[Code that draws figures]
════════

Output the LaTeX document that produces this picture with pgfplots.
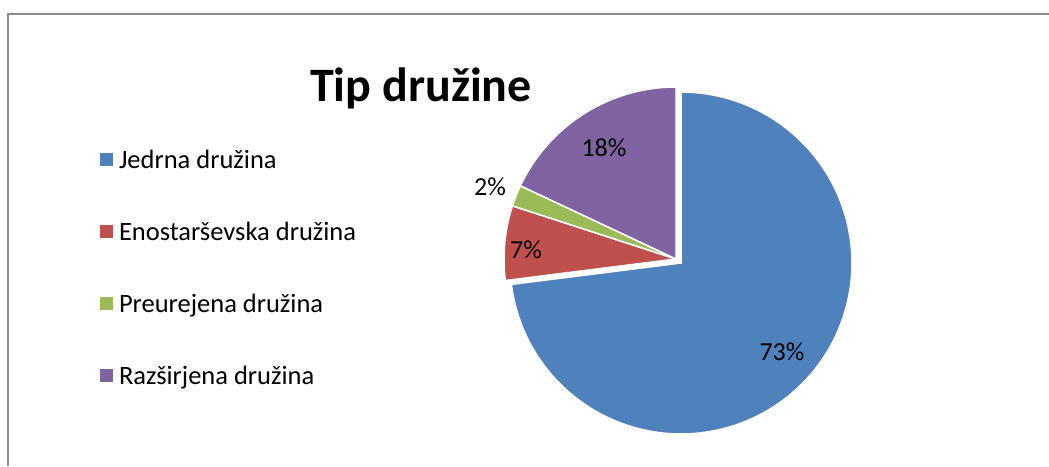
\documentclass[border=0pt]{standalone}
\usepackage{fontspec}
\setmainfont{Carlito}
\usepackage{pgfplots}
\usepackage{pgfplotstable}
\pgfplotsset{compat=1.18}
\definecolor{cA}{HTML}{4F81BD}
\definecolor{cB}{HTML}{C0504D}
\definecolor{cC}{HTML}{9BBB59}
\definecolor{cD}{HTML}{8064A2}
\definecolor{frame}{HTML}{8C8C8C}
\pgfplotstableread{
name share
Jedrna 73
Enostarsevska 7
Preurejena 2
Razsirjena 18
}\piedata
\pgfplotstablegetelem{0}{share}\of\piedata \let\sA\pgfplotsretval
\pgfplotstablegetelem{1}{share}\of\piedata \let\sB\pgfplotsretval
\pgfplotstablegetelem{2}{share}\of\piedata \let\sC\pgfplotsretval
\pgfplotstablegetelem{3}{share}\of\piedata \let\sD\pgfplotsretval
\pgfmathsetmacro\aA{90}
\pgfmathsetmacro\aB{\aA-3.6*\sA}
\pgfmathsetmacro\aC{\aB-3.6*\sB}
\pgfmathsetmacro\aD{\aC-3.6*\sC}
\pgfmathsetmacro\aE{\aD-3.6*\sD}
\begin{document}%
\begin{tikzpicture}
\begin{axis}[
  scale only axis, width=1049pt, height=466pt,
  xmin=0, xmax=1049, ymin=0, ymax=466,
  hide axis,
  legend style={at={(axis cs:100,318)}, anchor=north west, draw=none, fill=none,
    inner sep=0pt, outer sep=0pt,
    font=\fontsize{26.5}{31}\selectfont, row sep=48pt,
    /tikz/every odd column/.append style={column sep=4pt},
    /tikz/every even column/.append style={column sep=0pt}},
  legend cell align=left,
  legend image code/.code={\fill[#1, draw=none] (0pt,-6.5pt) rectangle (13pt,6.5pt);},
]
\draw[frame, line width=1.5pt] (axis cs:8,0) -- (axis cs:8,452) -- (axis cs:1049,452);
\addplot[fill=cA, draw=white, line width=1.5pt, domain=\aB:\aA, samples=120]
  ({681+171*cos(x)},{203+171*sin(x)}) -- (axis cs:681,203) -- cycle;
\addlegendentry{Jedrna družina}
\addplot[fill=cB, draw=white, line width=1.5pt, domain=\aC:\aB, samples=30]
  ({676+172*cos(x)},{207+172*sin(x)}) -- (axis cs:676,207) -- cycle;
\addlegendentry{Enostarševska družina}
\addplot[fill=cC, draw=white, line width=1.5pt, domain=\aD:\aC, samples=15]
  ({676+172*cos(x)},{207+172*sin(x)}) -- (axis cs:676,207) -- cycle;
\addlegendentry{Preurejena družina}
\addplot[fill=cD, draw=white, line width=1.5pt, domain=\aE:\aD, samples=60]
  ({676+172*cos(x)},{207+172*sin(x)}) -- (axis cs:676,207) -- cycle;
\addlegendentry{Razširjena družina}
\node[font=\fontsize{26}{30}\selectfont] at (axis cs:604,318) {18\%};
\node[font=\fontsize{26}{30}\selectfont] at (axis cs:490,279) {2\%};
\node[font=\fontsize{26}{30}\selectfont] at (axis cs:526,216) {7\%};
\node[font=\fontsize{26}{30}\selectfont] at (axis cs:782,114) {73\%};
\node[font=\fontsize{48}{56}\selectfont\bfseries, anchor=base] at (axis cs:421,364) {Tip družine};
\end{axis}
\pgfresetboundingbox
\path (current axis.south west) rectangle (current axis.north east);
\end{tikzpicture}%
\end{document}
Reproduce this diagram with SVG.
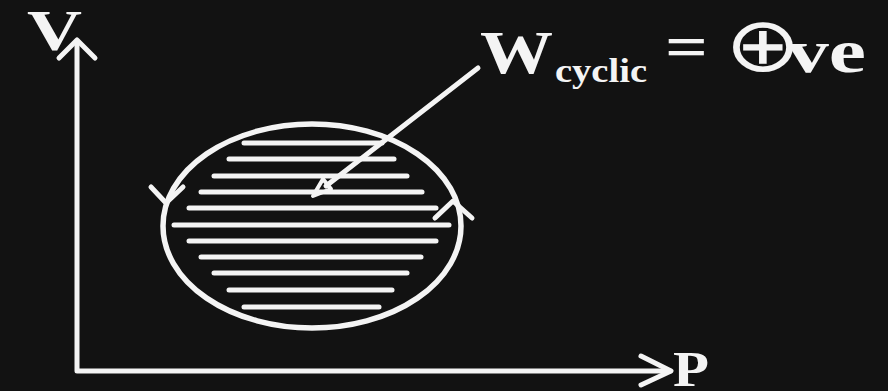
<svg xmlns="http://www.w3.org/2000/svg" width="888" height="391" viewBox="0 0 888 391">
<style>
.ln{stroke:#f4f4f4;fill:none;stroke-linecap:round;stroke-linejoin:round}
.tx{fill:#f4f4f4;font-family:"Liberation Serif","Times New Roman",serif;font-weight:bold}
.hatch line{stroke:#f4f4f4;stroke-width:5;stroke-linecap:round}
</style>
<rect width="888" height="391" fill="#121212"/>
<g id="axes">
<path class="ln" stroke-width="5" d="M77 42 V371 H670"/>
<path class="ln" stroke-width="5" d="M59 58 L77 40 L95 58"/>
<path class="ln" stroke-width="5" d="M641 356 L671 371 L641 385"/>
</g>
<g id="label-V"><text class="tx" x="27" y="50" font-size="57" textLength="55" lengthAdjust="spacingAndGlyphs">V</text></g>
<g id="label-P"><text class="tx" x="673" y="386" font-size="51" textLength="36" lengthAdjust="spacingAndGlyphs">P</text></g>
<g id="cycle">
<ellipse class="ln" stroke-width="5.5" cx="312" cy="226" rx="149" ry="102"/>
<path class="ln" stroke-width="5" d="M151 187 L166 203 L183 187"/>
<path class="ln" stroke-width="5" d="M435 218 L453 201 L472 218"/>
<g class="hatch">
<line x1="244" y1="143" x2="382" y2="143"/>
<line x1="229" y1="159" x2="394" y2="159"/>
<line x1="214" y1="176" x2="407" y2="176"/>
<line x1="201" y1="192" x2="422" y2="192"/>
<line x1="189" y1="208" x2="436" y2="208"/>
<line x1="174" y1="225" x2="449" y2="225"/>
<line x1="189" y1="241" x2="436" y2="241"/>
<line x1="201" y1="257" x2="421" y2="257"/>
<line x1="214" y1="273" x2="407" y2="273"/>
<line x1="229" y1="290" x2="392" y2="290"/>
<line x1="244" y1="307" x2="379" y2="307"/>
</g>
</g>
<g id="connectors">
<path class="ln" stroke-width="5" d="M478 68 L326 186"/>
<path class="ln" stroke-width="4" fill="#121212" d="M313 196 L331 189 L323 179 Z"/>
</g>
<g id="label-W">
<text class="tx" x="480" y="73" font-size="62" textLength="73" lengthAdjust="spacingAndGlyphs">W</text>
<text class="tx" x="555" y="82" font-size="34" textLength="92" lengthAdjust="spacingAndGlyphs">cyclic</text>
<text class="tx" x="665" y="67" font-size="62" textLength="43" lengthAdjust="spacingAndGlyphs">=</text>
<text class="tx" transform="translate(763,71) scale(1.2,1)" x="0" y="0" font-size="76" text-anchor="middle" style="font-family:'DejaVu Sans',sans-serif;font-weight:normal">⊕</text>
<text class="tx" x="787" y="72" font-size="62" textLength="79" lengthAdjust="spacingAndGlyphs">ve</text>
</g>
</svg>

════════

» **What you have to do**: Transcribe the material exactly, leaving every picture out.

» **Answer**:
Output the LaTeX document that produces this picture with pgfplots.
\documentclass[border=0pt]{standalone}
\usepackage{fontspec}
\setmainfont{Carlito}
\usepackage{pgfplots}
\usepackage{pgfplotstable}
\pgfplotsset{compat=1.18}
\definecolor{cA}{HTML}{4F81BD}
\definecolor{cB}{HTML}{C0504D}
\definecolor{cC}{HTML}{9BBB59}
\definecolor{cD}{HTML}{8064A2}
\definecolor{frame}{HTML}{8C8C8C}
\pgfplotstableread{
name share
Jedrna 73
Enostarsevska 7
Preurejena 2
Razsirjena 18
}\piedata
\pgfplotstablegetelem{0}{share}\of\piedata \let\sA\pgfplotsretval
\pgfplotstablegetelem{1}{share}\of\piedata \let\sB\pgfplotsretval
\pgfplotstablegetelem{2}{share}\of\piedata \let\sC\pgfplotsretval
\pgfplotstablegetelem{3}{share}\of\piedata \let\sD\pgfplotsretval
\pgfmathsetmacro\aA{90}
\pgfmathsetmacro\aB{\aA-3.6*\sA}
\pgfmathsetmacro\aC{\aB-3.6*\sB}
\pgfmathsetmacro\aD{\aC-3.6*\sC}
\pgfmathsetmacro\aE{\aD-3.6*\sD}
\begin{document}%
\begin{tikzpicture}
\begin{axis}[
  scale only axis, width=1049pt, height=466pt,
  xmin=0, xmax=1049, ymin=0, ymax=466,
  hide axis,
  legend style={at={(axis cs:100,318)}, anchor=north west, draw=none, fill=none,
    inner sep=0pt, outer sep=0pt,
    font=\fontsize{26.5}{31}\selectfont, row sep=48pt,
    /tikz/every odd column/.append style={column sep=4pt},
    /tikz/every even column/.append style={column sep=0pt}},
  legend cell align=left,
  legend image code/.code={\fill[#1, draw=none] (0pt,-6.5pt) rectangle (13pt,6.5pt);},
]
\draw[frame, line width=1.5pt] (axis cs:8,0) -- (axis cs:8,452) -- (axis cs:1049,452);
\addplot[fill=cA, draw=white, line width=1.5pt, domain=\aB:\aA, samples=120]
  ({681+171*cos(x)},{203+171*sin(x)}) -- (axis cs:681,203) -- cycle;
\addlegendentry{Jedrna družina}
\addplot[fill=cB, draw=white, line width=1.5pt, domain=\aC:\aB, samples=30]
  ({676+172*cos(x)},{207+172*sin(x)}) -- (axis cs:676,207) -- cycle;
\addlegendentry{Enostarševska družina}
\addplot[fill=cC, draw=white, line width=1.5pt, domain=\aD:\aC, samples=15]
  ({676+172*cos(x)},{207+172*sin(x)}) -- (axis cs:676,207) -- cycle;
\addlegendentry{Preurejena družina}
\addplot[fill=cD, draw=white, line width=1.5pt, domain=\aE:\aD, samples=60]
  ({676+172*cos(x)},{207+172*sin(x)}) -- (axis cs:676,207) -- cycle;
\addlegendentry{Razširjena družina}
\node[font=\fontsize{26}{30}\selectfont] at (axis cs:604,318) {18\%};
\node[font=\fontsize{26}{30}\selectfont] at (axis cs:490,279) {2\%};
\node[font=\fontsize{26}{30}\selectfont] at (axis cs:526,216) {7\%};
\node[font=\fontsize{26}{30}\selectfont] at (axis cs:782,114) {73\%};
\node[font=\fontsize{48}{56}\selectfont\bfseries, anchor=base] at (axis cs:421,364) {Tip družine};
\end{axis}
\pgfresetboundingbox
\path (current axis.south west) rectangle (current axis.north east);
\end{tikzpicture}%
\end{document}
Reproduce this diagram with SVG.
<svg xmlns="http://www.w3.org/2000/svg" width="888" height="391" viewBox="0 0 888 391">
<style>
.ln{stroke:#f4f4f4;fill:none;stroke-linecap:round;stroke-linejoin:round}
.tx{fill:#f4f4f4;font-family:"Liberation Serif","Times New Roman",serif;font-weight:bold}
.hatch line{stroke:#f4f4f4;stroke-width:5;stroke-linecap:round}
</style>
<rect width="888" height="391" fill="#121212"/>
<g id="axes">
<path class="ln" stroke-width="5" d="M77 42 V371 H670"/>
<path class="ln" stroke-width="5" d="M59 58 L77 40 L95 58"/>
<path class="ln" stroke-width="5" d="M641 356 L671 371 L641 385"/>
</g>
<g id="label-V"><text class="tx" x="27" y="50" font-size="57" textLength="55" lengthAdjust="spacingAndGlyphs">V</text></g>
<g id="label-P"><text class="tx" x="673" y="386" font-size="51" textLength="36" lengthAdjust="spacingAndGlyphs">P</text></g>
<g id="cycle">
<ellipse class="ln" stroke-width="5.5" cx="312" cy="226" rx="149" ry="102"/>
<path class="ln" stroke-width="5" d="M151 187 L166 203 L183 187"/>
<path class="ln" stroke-width="5" d="M435 218 L453 201 L472 218"/>
<g class="hatch">
<line x1="244" y1="143" x2="382" y2="143"/>
<line x1="229" y1="159" x2="394" y2="159"/>
<line x1="214" y1="176" x2="407" y2="176"/>
<line x1="201" y1="192" x2="422" y2="192"/>
<line x1="189" y1="208" x2="436" y2="208"/>
<line x1="174" y1="225" x2="449" y2="225"/>
<line x1="189" y1="241" x2="436" y2="241"/>
<line x1="201" y1="257" x2="421" y2="257"/>
<line x1="214" y1="273" x2="407" y2="273"/>
<line x1="229" y1="290" x2="392" y2="290"/>
<line x1="244" y1="307" x2="379" y2="307"/>
</g>
</g>
<g id="connectors">
<path class="ln" stroke-width="5" d="M478 68 L326 186"/>
<path class="ln" stroke-width="4" fill="#121212" d="M313 196 L331 189 L323 179 Z"/>
</g>
<g id="label-W">
<text class="tx" x="480" y="73" font-size="62" textLength="73" lengthAdjust="spacingAndGlyphs">W</text>
<text class="tx" x="555" y="82" font-size="34" textLength="92" lengthAdjust="spacingAndGlyphs">cyclic</text>
<text class="tx" x="665" y="67" font-size="62" textLength="43" lengthAdjust="spacingAndGlyphs">=</text>
<text class="tx" transform="translate(763,71) scale(1.2,1)" x="0" y="0" font-size="76" text-anchor="middle" style="font-family:'DejaVu Sans',sans-serif;font-weight:normal">⊕</text>
<text class="tx" x="787" y="72" font-size="62" textLength="79" lengthAdjust="spacingAndGlyphs">ve</text>
</g>
</svg>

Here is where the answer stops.